* _Exercise_
Repeat all the material exactly; pictures stay out of your copy.

☆ ☆ ☆ ☆

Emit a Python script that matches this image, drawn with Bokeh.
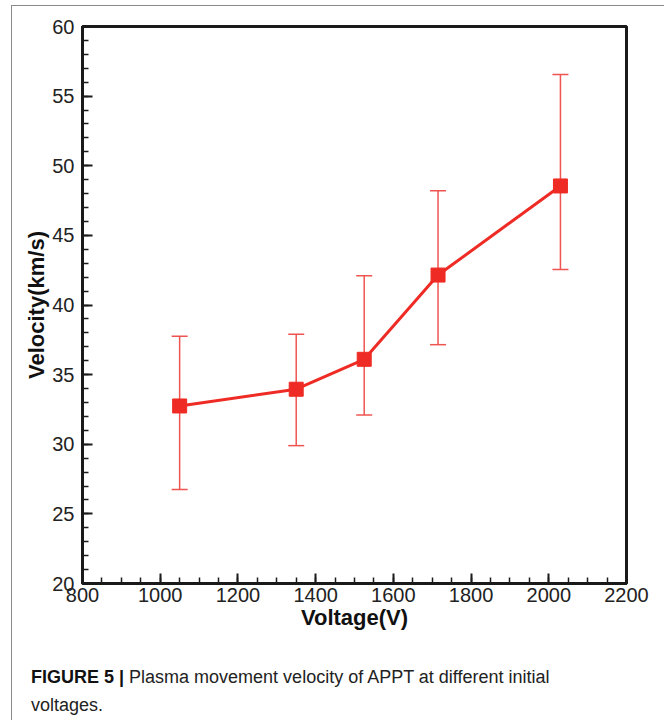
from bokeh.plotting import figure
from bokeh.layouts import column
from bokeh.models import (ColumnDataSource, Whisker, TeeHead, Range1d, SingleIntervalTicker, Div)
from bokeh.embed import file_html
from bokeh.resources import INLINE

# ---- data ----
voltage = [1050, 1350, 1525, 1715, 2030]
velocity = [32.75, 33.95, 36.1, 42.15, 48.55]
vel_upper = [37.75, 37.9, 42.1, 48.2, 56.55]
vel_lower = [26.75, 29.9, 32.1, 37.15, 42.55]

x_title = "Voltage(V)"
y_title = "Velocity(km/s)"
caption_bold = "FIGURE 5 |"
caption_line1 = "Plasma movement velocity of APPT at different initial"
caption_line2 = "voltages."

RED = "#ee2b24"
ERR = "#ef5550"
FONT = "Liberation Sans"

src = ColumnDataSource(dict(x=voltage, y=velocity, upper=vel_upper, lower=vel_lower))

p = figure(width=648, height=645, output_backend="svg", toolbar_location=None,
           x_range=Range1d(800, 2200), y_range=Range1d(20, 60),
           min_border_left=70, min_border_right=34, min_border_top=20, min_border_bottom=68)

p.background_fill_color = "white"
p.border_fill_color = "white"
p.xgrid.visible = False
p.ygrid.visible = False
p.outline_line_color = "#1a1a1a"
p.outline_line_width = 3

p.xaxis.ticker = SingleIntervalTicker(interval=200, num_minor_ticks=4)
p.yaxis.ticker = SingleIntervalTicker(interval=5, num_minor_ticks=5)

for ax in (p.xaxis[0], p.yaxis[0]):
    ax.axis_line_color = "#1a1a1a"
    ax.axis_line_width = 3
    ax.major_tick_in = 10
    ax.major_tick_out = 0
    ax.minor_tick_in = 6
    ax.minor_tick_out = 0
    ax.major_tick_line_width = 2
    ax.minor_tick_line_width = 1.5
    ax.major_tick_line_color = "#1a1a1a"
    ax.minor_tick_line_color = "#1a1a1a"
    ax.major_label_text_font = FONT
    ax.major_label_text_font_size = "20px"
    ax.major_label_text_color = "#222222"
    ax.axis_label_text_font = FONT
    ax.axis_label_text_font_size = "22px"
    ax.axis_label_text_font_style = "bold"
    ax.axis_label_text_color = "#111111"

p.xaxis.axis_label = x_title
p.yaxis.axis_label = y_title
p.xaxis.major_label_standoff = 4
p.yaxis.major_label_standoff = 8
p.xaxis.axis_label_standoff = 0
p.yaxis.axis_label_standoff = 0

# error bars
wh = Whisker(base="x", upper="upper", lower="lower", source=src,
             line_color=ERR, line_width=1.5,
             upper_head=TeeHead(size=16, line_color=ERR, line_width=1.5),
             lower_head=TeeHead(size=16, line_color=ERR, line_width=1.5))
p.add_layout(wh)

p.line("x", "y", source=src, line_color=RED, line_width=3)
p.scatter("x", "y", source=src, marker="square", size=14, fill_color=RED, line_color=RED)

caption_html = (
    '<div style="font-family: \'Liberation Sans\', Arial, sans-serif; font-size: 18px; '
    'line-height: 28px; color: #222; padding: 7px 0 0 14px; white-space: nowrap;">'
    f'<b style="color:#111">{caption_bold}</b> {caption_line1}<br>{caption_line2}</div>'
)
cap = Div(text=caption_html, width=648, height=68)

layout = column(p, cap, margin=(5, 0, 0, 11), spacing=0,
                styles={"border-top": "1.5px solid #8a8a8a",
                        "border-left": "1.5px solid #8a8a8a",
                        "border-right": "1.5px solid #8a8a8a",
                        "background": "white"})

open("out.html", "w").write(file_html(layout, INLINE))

☆ ☆ ☆ ☆

* _Task response_
Emit a Python script that matches this image, drawn with Bokeh.
from bokeh.plotting import figure
from bokeh.layouts import column
from bokeh.models import (ColumnDataSource, Whisker, TeeHead, Range1d, SingleIntervalTicker, Div)
from bokeh.embed import file_html
from bokeh.resources import INLINE

# ---- data ----
voltage = [1050, 1350, 1525, 1715, 2030]
velocity = [32.75, 33.95, 36.1, 42.15, 48.55]
vel_upper = [37.75, 37.9, 42.1, 48.2, 56.55]
vel_lower = [26.75, 29.9, 32.1, 37.15, 42.55]

x_title = "Voltage(V)"
y_title = "Velocity(km/s)"
caption_bold = "FIGURE 5 |"
caption_line1 = "Plasma movement velocity of APPT at different initial"
caption_line2 = "voltages."

RED = "#ee2b24"
ERR = "#ef5550"
FONT = "Liberation Sans"

src = ColumnDataSource(dict(x=voltage, y=velocity, upper=vel_upper, lower=vel_lower))

p = figure(width=648, height=645, output_backend="svg", toolbar_location=None,
           x_range=Range1d(800, 2200), y_range=Range1d(20, 60),
           min_border_left=70, min_border_right=34, min_border_top=20, min_border_bottom=68)

p.background_fill_color = "white"
p.border_fill_color = "white"
p.xgrid.visible = False
p.ygrid.visible = False
p.outline_line_color = "#1a1a1a"
p.outline_line_width = 3

p.xaxis.ticker = SingleIntervalTicker(interval=200, num_minor_ticks=4)
p.yaxis.ticker = SingleIntervalTicker(interval=5, num_minor_ticks=5)

for ax in (p.xaxis[0], p.yaxis[0]):
    ax.axis_line_color = "#1a1a1a"
    ax.axis_line_width = 3
    ax.major_tick_in = 10
    ax.major_tick_out = 0
    ax.minor_tick_in = 6
    ax.minor_tick_out = 0
    ax.major_tick_line_width = 2
    ax.minor_tick_line_width = 1.5
    ax.major_tick_line_color = "#1a1a1a"
    ax.minor_tick_line_color = "#1a1a1a"
    ax.major_label_text_font = FONT
    ax.major_label_text_font_size = "20px"
    ax.major_label_text_color = "#222222"
    ax.axis_label_text_font = FONT
    ax.axis_label_text_font_size = "22px"
    ax.axis_label_text_font_style = "bold"
    ax.axis_label_text_color = "#111111"

p.xaxis.axis_label = x_title
p.yaxis.axis_label = y_title
p.xaxis.major_label_standoff = 4
p.yaxis.major_label_standoff = 8
p.xaxis.axis_label_standoff = 0
p.yaxis.axis_label_standoff = 0

# error bars
wh = Whisker(base="x", upper="upper", lower="lower", source=src,
             line_color=ERR, line_width=1.5,
             upper_head=TeeHead(size=16, line_color=ERR, line_width=1.5),
             lower_head=TeeHead(size=16, line_color=ERR, line_width=1.5))
p.add_layout(wh)

p.line("x", "y", source=src, line_color=RED, line_width=3)
p.scatter("x", "y", source=src, marker="square", size=14, fill_color=RED, line_color=RED)

caption_html = (
    '<div style="font-family: \'Liberation Sans\', Arial, sans-serif; font-size: 18px; '
    'line-height: 28px; color: #222; padding: 7px 0 0 14px; white-space: nowrap;">'
    f'<b style="color:#111">{caption_bold}</b> {caption_line1}<br>{caption_line2}</div>'
)
cap = Div(text=caption_html, width=648, height=68)

layout = column(p, cap, margin=(5, 0, 0, 11), spacing=0,
                styles={"border-top": "1.5px solid #8a8a8a",
                        "border-left": "1.5px solid #8a8a8a",
                        "border-right": "1.5px solid #8a8a8a",
                        "background": "white"})

open("out.html", "w").write(file_html(layout, INLINE))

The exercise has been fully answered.